## EXERCISE REQUIREMENTS
Copy nothing but the text: reproduce each line of the listing exactly and leave the pictures out.

## INFORMATION SUPPLIED
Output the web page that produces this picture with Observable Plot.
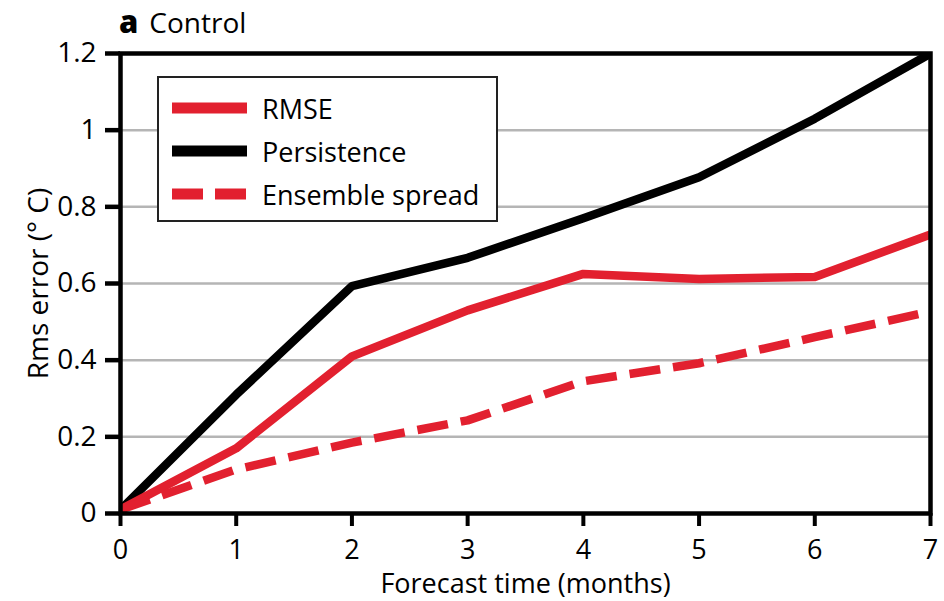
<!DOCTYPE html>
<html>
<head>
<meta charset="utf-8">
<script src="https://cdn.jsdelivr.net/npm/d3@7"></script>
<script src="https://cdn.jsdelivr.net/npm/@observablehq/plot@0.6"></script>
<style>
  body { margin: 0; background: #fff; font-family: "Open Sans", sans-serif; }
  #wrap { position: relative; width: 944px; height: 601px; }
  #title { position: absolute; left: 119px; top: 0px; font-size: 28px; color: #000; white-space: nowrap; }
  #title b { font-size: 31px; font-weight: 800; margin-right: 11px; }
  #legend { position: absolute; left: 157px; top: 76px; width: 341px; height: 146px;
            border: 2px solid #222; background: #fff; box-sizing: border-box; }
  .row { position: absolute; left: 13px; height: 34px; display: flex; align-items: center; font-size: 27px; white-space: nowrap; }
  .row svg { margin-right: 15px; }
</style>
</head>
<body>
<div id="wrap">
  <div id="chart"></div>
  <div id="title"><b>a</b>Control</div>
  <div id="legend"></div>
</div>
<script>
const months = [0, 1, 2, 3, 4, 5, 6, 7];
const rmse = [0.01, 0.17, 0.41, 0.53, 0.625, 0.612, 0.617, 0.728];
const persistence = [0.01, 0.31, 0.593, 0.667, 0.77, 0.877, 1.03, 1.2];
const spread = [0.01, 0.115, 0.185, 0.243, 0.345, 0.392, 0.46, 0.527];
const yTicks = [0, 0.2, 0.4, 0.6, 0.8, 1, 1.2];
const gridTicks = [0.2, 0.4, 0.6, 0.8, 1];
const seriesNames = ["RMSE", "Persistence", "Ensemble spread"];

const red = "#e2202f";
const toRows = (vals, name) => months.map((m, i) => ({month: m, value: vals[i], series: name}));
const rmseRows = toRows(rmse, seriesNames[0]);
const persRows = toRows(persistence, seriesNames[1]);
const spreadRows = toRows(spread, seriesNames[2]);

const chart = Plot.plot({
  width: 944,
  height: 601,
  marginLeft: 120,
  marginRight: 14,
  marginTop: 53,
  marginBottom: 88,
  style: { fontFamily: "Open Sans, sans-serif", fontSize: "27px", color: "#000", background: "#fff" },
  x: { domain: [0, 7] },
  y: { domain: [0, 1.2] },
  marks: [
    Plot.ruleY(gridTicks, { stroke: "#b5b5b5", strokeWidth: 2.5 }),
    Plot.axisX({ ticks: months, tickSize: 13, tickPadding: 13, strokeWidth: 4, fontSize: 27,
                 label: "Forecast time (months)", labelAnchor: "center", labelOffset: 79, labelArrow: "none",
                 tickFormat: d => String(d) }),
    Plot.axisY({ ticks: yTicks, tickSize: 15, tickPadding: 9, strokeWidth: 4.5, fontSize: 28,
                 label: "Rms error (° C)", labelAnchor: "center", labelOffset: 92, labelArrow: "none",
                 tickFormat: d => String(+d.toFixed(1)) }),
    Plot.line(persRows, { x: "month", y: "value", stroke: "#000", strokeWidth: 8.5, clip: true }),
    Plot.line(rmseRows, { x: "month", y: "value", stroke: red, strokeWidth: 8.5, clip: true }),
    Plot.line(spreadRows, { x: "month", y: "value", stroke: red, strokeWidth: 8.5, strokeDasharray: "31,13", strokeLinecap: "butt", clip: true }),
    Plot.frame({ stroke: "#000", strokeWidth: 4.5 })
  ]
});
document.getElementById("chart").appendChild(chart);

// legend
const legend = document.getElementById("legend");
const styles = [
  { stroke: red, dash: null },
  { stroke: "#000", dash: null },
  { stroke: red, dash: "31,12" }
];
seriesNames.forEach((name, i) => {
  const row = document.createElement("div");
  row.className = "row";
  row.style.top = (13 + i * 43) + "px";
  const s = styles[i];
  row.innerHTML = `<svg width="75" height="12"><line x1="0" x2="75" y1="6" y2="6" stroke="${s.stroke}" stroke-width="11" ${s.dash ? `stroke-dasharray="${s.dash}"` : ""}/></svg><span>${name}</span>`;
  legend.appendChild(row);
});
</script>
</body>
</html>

## CORRECT RESULT
Output the web page that produces this picture with Observable Plot.
<!DOCTYPE html>
<html>
<head>
<meta charset="utf-8">
<script src="https://cdn.jsdelivr.net/npm/d3@7"></script>
<script src="https://cdn.jsdelivr.net/npm/@observablehq/plot@0.6"></script>
<style>
  body { margin: 0; background: #fff; font-family: "Open Sans", sans-serif; }
  #wrap { position: relative; width: 944px; height: 601px; }
  #title { position: absolute; left: 119px; top: 0px; font-size: 28px; color: #000; white-space: nowrap; }
  #title b { font-size: 31px; font-weight: 800; margin-right: 11px; }
  #legend { position: absolute; left: 157px; top: 76px; width: 341px; height: 146px;
            border: 2px solid #222; background: #fff; box-sizing: border-box; }
  .row { position: absolute; left: 13px; height: 34px; display: flex; align-items: center; font-size: 27px; white-space: nowrap; }
  .row svg { margin-right: 15px; }
</style>
</head>
<body>
<div id="wrap">
  <div id="chart"></div>
  <div id="title"><b>a</b>Control</div>
  <div id="legend"></div>
</div>
<script>
const months = [0, 1, 2, 3, 4, 5, 6, 7];
const rmse = [0.01, 0.17, 0.41, 0.53, 0.625, 0.612, 0.617, 0.728];
const persistence = [0.01, 0.31, 0.593, 0.667, 0.77, 0.877, 1.03, 1.2];
const spread = [0.01, 0.115, 0.185, 0.243, 0.345, 0.392, 0.46, 0.527];
const yTicks = [0, 0.2, 0.4, 0.6, 0.8, 1, 1.2];
const gridTicks = [0.2, 0.4, 0.6, 0.8, 1];
const seriesNames = ["RMSE", "Persistence", "Ensemble spread"];

const red = "#e2202f";
const toRows = (vals, name) => months.map((m, i) => ({month: m, value: vals[i], series: name}));
const rmseRows = toRows(rmse, seriesNames[0]);
const persRows = toRows(persistence, seriesNames[1]);
const spreadRows = toRows(spread, seriesNames[2]);

const chart = Plot.plot({
  width: 944,
  height: 601,
  marginLeft: 120,
  marginRight: 14,
  marginTop: 53,
  marginBottom: 88,
  style: { fontFamily: "Open Sans, sans-serif", fontSize: "27px", color: "#000", background: "#fff" },
  x: { domain: [0, 7] },
  y: { domain: [0, 1.2] },
  marks: [
    Plot.ruleY(gridTicks, { stroke: "#b5b5b5", strokeWidth: 2.5 }),
    Plot.axisX({ ticks: months, tickSize: 13, tickPadding: 13, strokeWidth: 4, fontSize: 27,
                 label: "Forecast time (months)", labelAnchor: "center", labelOffset: 79, labelArrow: "none",
                 tickFormat: d => String(d) }),
    Plot.axisY({ ticks: yTicks, tickSize: 15, tickPadding: 9, strokeWidth: 4.5, fontSize: 28,
                 label: "Rms error (° C)", labelAnchor: "center", labelOffset: 92, labelArrow: "none",
                 tickFormat: d => String(+d.toFixed(1)) }),
    Plot.line(persRows, { x: "month", y: "value", stroke: "#000", strokeWidth: 8.5, clip: true }),
    Plot.line(rmseRows, { x: "month", y: "value", stroke: red, strokeWidth: 8.5, clip: true }),
    Plot.line(spreadRows, { x: "month", y: "value", stroke: red, strokeWidth: 8.5, strokeDasharray: "31,13", strokeLinecap: "butt", clip: true }),
    Plot.frame({ stroke: "#000", strokeWidth: 4.5 })
  ]
});
document.getElementById("chart").appendChild(chart);

// legend
const legend = document.getElementById("legend");
const styles = [
  { stroke: red, dash: null },
  { stroke: "#000", dash: null },
  { stroke: red, dash: "31,12" }
];
seriesNames.forEach((name, i) => {
  const row = document.createElement("div");
  row.className = "row";
  row.style.top = (13 + i * 43) + "px";
  const s = styles[i];
  row.innerHTML = `<svg width="75" height="12"><line x1="0" x2="75" y1="6" y2="6" stroke="${s.stroke}" stroke-width="11" ${s.dash ? `stroke-dasharray="${s.dash}"` : ""}/></svg><span>${name}</span>`;
  legend.appendChild(row);
});
</script>
</body>
</html>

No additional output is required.